_Written request_
Select and reproduce each line of the listing below that bears the string "this".

Source code of charts:
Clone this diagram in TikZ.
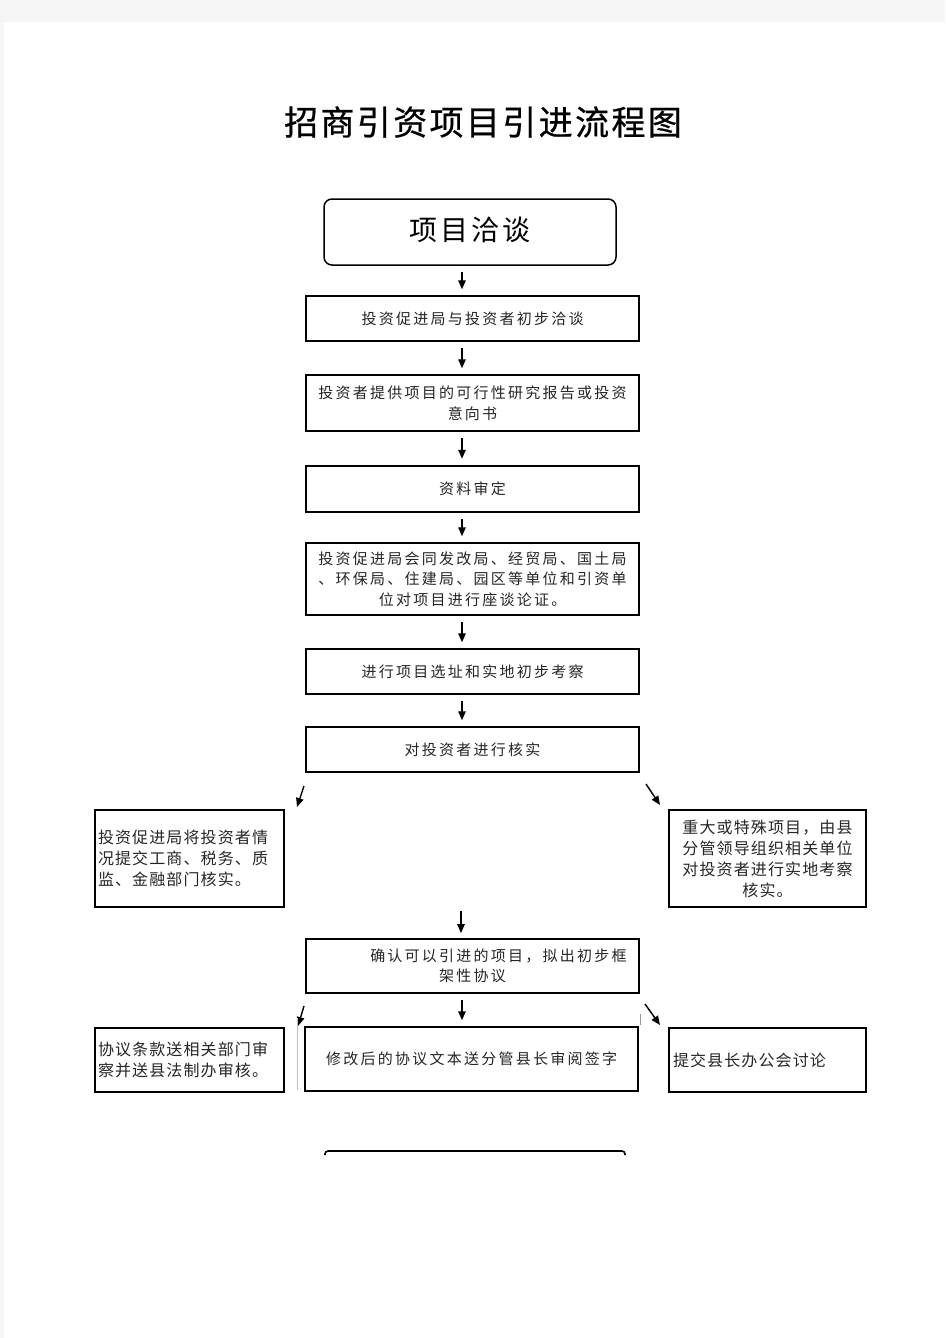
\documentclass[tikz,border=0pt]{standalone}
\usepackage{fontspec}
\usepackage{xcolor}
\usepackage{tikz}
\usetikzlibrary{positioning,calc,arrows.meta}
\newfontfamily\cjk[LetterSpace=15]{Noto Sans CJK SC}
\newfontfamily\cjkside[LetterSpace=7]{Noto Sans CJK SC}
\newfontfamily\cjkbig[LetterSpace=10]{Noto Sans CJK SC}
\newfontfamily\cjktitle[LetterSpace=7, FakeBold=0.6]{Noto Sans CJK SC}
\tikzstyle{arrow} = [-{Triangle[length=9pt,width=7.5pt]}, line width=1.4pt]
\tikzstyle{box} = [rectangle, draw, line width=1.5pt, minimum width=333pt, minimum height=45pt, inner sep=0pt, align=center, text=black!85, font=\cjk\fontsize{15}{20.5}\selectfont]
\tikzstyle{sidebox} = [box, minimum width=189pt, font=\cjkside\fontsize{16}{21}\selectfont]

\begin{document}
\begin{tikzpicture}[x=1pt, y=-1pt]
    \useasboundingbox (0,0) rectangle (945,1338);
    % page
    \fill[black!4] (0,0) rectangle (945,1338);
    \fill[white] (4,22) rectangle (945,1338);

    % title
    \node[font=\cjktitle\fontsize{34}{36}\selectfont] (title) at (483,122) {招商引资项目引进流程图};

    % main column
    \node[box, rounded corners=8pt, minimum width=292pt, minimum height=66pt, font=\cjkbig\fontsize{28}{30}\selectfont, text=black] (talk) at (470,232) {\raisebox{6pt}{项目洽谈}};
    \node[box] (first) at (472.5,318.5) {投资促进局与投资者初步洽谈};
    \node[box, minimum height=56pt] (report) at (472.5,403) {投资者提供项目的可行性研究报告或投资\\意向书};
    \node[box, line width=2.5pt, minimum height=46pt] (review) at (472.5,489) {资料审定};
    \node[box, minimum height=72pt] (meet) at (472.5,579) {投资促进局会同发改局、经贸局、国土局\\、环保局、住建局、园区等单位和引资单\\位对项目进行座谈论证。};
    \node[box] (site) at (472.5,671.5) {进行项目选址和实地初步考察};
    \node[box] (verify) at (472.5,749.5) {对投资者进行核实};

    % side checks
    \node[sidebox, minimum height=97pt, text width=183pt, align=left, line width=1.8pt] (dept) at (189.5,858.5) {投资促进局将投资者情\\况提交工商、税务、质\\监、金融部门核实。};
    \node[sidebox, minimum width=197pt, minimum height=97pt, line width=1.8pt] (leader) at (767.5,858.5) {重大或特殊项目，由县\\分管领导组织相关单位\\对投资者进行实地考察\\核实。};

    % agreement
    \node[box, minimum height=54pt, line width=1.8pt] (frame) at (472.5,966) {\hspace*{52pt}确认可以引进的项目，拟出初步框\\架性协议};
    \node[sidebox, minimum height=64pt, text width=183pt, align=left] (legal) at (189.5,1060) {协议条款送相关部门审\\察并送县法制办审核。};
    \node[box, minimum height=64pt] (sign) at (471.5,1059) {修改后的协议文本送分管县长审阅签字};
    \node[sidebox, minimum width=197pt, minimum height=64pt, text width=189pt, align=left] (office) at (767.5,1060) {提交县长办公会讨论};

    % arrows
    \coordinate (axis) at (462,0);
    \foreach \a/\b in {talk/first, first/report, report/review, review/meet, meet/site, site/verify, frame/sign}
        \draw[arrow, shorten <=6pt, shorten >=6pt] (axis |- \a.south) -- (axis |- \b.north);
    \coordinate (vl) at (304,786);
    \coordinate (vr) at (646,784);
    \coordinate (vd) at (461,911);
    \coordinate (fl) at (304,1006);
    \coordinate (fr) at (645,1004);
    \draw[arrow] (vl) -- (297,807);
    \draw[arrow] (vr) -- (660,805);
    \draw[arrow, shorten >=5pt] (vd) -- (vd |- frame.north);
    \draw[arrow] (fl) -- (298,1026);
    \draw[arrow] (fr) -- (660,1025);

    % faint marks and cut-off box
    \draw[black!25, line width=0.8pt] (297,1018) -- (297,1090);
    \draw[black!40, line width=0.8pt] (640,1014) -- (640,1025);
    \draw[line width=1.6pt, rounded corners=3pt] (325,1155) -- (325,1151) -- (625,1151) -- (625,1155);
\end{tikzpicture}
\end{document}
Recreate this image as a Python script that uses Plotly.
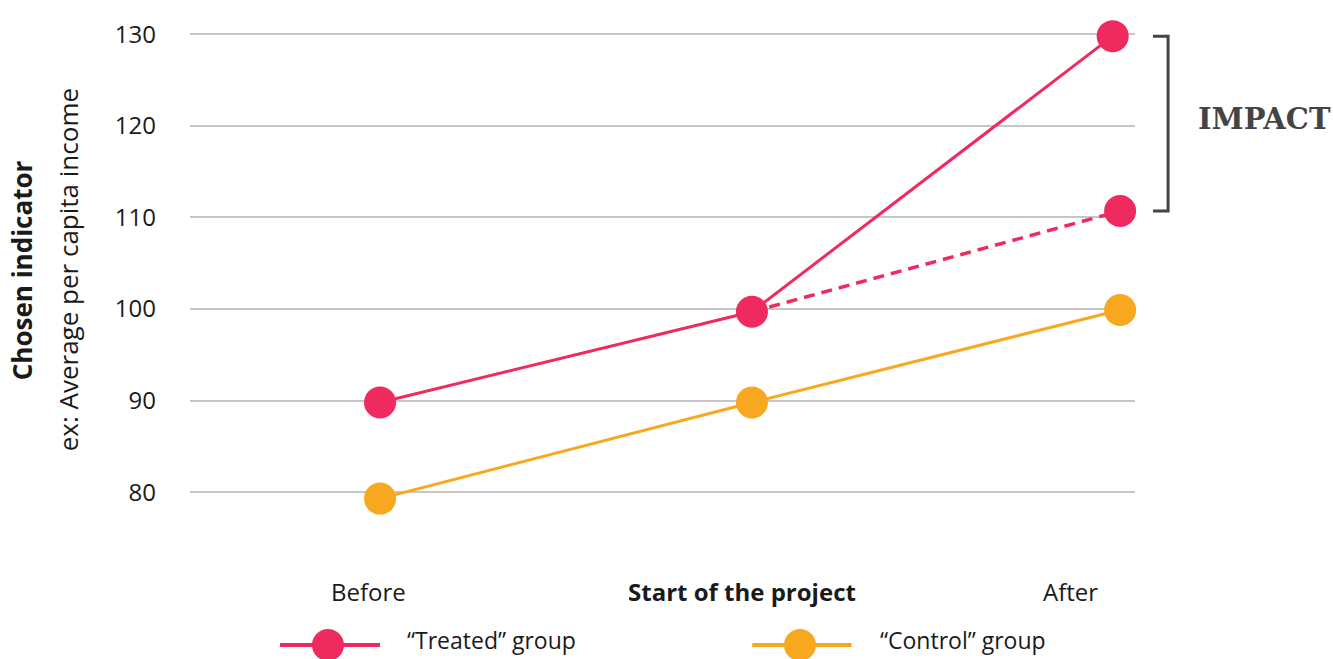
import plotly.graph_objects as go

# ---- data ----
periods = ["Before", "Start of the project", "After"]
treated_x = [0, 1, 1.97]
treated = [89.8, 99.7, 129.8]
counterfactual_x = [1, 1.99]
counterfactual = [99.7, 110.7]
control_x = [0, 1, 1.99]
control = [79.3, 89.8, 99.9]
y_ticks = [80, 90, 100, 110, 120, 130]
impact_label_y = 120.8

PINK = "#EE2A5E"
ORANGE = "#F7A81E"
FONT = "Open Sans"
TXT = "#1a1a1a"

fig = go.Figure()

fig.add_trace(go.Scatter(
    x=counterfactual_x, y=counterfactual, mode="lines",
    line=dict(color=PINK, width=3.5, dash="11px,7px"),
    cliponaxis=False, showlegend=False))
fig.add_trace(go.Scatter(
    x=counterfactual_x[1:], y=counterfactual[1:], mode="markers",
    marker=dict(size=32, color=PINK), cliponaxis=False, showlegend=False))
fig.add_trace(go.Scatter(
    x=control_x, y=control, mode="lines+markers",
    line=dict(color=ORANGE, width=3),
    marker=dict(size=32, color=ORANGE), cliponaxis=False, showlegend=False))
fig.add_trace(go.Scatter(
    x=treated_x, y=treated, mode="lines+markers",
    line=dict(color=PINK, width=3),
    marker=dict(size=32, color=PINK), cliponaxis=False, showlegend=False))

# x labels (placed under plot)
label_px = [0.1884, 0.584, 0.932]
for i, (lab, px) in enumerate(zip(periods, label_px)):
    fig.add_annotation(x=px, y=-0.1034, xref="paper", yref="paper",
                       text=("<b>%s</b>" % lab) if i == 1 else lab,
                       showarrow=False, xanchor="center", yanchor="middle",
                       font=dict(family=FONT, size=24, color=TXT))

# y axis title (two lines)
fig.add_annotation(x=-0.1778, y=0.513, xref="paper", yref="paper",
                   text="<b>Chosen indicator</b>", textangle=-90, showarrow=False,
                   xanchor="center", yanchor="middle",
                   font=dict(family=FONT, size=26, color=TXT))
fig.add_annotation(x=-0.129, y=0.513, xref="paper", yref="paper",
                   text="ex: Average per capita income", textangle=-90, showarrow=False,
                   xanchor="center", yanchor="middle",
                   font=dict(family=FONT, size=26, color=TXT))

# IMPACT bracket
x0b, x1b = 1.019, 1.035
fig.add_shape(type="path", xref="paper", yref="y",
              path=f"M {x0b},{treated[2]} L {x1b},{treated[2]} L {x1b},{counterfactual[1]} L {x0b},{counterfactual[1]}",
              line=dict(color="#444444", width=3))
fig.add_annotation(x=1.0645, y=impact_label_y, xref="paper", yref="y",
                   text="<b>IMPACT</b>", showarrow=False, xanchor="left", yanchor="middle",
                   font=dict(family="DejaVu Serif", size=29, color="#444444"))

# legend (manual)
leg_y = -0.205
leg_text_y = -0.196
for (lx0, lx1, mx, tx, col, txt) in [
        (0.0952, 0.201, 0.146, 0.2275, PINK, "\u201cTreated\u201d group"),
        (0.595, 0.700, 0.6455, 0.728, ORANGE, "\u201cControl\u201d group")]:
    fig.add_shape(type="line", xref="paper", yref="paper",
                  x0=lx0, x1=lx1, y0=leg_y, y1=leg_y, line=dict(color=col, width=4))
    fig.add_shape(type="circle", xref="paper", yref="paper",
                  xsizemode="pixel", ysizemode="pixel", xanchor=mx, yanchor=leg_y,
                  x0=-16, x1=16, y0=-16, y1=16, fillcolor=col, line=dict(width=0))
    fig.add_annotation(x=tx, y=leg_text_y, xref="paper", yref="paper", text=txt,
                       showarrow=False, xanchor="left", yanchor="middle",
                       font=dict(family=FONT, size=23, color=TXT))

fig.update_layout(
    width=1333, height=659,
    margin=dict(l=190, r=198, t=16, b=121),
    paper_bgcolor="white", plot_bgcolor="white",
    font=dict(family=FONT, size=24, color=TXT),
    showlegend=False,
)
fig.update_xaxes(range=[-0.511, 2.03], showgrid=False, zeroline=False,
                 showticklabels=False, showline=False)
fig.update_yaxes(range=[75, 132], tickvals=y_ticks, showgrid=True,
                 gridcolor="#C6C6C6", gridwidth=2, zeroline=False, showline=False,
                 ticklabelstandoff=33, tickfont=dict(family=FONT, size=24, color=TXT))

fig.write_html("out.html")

_Result_
Clone this diagram in TikZ.
Recreate this image as a Python script that uses Plotly.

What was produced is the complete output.